Regardless of the disability or the person affected by it, there should be equal employment opportunities for those with disabilities and without.

As Christians, we are called to promote human flourishing and uphold human dignity. We should work to ensure that persons with disabilities are given equal opportunity to participate in God’s good purpose for work. In his book In Pursuit of Justice, James Skillen writes, “…every talent and calling is to one degree or another a shared, communal activity exercised in response to normative standards that bind creatures to one another and to their creator in a covenant relationship.”

With this in mind, it becomes clear that we must address the current opportunity gap. To do this, a public justice framework suggests that we look at the breadth of institutions involved, particularly the roles and responsibilities of government and of employers. The ADA is a vital piece of legislation. There will be policy disagreements as to ways to strengthen and improve the ADA as it relates to employment, but it’s important that we maintain that government has a role in crafting policies that promote the flourishing of persons with disabilities, as well as a responsibility to prevent discrimination against the disabled.

Several nonprofits have dedicated their work to bridging the gap between persons with disabilities  and employment opportunities.  Grant Collins, the senior vice president of Workforce Development at Fedcap Rehabilitation Services explained to the audience at an American Enterprise Institute event that he assists the disabled population in determining work eligibility, and if eligible, providing assistance through the interview process. When someone comes to Fedcap, they are immediately taken to an independent medical assessment, where their ability to work will be determined. Collins explained that approximately 50 percent of clients find out that they are in fact eligible to work, while 33 percent are temporarily unable, and 17 percent should be preparing themselves to be out of work. If the customer is in the last 17 percent, Collins and his team then begin the process of helping them get set up for disability and social security benefits.
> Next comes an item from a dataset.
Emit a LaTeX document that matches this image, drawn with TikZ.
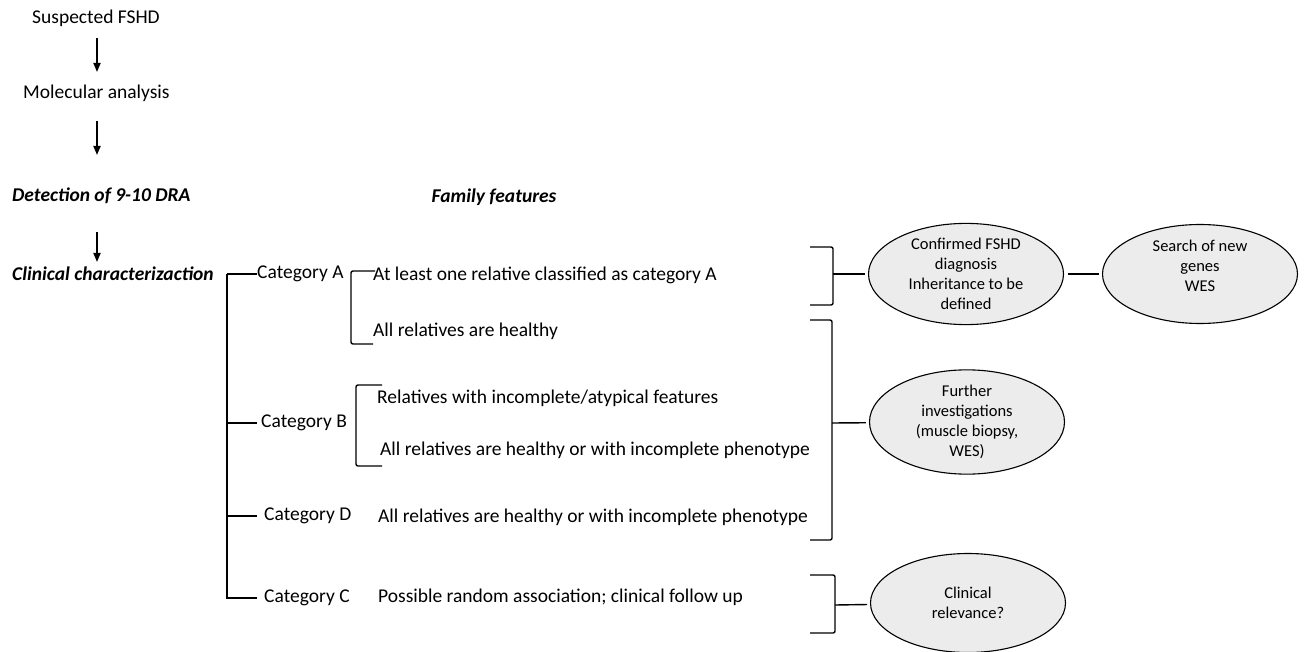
\documentclass[tikz,border=0pt]{standalone}
\usepackage{fontspec}
\setmainfont{Carlito}
\usetikzlibrary{shapes.geometric,arrows.meta}
\tikzset{
  txt/.style={anchor=west,inner sep=0pt,font=\fontsize{19.5}{23}\selectfont},
  head/.style={txt,font=\fontsize{19.5}{23}\selectfont\bfseries\itshape},
  oval/.style={ellipse,draw,line width=1.1pt,fill=gray!15,minimum width=195pt,minimum height=99pt,
    inner sep=0pt,align=center,font=\fontsize{16.5}{20}\selectfont},
  flow/.style={-{Triangle[length=9pt,width=7pt]},line width=1.8pt},
  brace/.style={line width=1.4pt,rounded corners=2pt},
  branch/.style={line width=1.4pt},
}
\begin{document}
\begin{tikzpicture}[x=1pt,y=-1pt]
\useasboundingbox (0,0) rectangle (1306,652);
% left column
\node[txt](suspected) at (32,18)  {Suspected FSHD};
\node[txt](molecular) at (23,93)  {Molecular analysis};
\node[head](detection) at (12,196) {Detection of 9-10 DRA};
\node[head](clinical)  at (12,274) {Clinical characterizaction};
\node[head,anchor=center](family) at (494,197) {Family features};

\coordinate(a1s) at (97,38);  \coordinate(a1e) at (97,72);
\coordinate(a2s) at (97,121); \coordinate(a2e) at (97,155);
\coordinate(a3s) at (97,232); \coordinate(a3e) at (97,262);
\draw[flow] (a1s) to (a1e);
\draw[flow] (a2s) to (a2e);
\draw[flow] (a3s) to (a3e);

% categories
\coordinate(treetop) at (227,274);
\coordinate(treebot) at (227,599);
\node[txt](catA) at (257,274) {Category A};
\node[txt](catB) at (261,423) {Category B};
\node[txt](catD) at (264,516) {Category D};
\node[txt](catC) at (264,598) {Category C};
\draw[branch] (treetop) to (treebot);
\draw[branch] (treetop) to (catA.west);
\draw[branch] (treetop |- catB.west) to ([xshift=-4pt]catB.west);
\draw[branch] (treetop |- catD.west) to ([xshift=-7pt]catD.west);
\draw[branch] (treetop |- catC.west) to ([xshift=-7pt]catC.west);

% family features
\node[txt](relA)     at (373,275) {At least one relative classified as category A};
\node[txt](healthyA) at (373,331) {All relatives are healthy};
\node[txt](relB)     at (377,398) {Relatives with incomplete/atypical features};
\node[txt](healthyB) at (380,450) {All relatives are healthy or with incomplete phenotype};
\node[txt](healthyD) at (378,517) {All relatives are healthy or with incomplete phenotype};
\node[txt](randomC)  at (378,597) {Possible random association; clinical follow up};

\draw[brace] (375,271) -- (351,271) -- (351,344) -- (373,344);
\draw[brace] (382,385) -- (356,385) -- (356,466) -- (382,466);

% outcomes
\node[oval](confirmed) at (966,274)  {Confirmed FSHD\\diagnosis\\Inheritance to be\\defined};
\node[oval](search)    at (1200,274) {Search of new\\genes\\WES\\[-4pt]\mbox{}};
\node[oval](further)   at (967,422)  {Further\\investigations\\(muscle biopsy,\\WES)};
\node[oval](relevance) at (968,603)  {Clinical\\relevance?};

\draw[brace] (810,247) -- (833,247) -- (833,305) -- (810,305);
\draw[brace] (810,320) -- (832,320) -- (832,540) -- (810,540);
\draw[brace] (810,575) -- (835,575) -- (835,633) -- (810,633);
\coordinate(rb1) at (833,274);
\coordinate(rb2) at (832,423);
\coordinate(rb3) at (835,605);
\draw[branch,shorten >=3pt] (rb1) to (confirmed);
\draw[branch,shorten >=3pt] (rb2) to (further);
\draw[branch,shorten >=3pt] (rb3) to (relevance);
\draw[branch,shorten >=3pt,shorten <=4pt] (confirmed) to (search);
\end{tikzpicture}
\end{document}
Beyond providing information and practical solutions, nonprofits and churches can also offer volunteer and community engagement opportunities. If unable to participate in the work force, providing a place of work can both promote human flourishing and allow those with disabilities to take part in God’s good purpose for work. For example, Lift Disability Network  provides a space for those with and without disabilities to come together in community and learn from one another. It also offers programs, mentoring, counseling, and other social and spiritual development events. Community Options, Inc. provides housing and employment opportunities for persons with disabilities. According to their website, they believe “in the dignity of every person, and in the freedom of all people to experience the highest degree of self-determination.”

As Christians, we understand and affirm the image of God in every person, and the dignity of work that God provides for His creation. Congregations can help restore the dignity of those with disabilities who feel like they don’t have a place in the workforce. Being involved in the community contributes to a sense of belonging, thus upholding the human dignity inherently given to each person. Beyond that, churches can provide counseling and valuable friendships to those with both physical and mental impairments.

Jordan Gallacher’s story should remind us that despite the progress that has been made under the Americans with Disabilities Act, discrimination can still happen within the modern workforce. We must continue to advocate for equal employment opportunities for job seekers with disabilities. The government, employers, nonprofits, and the Church can each contribute uniquely to working towards closing the opportunity gap for those living with disabilities. Let’s be a generation eager to seek the wellbeing and flourishing of all of our neighbors.  

-Alyssa Burlingame is a junior double major in Journalism and Political Science at Azusa Pacific University, and is currently an intern for the Center for Public Justice.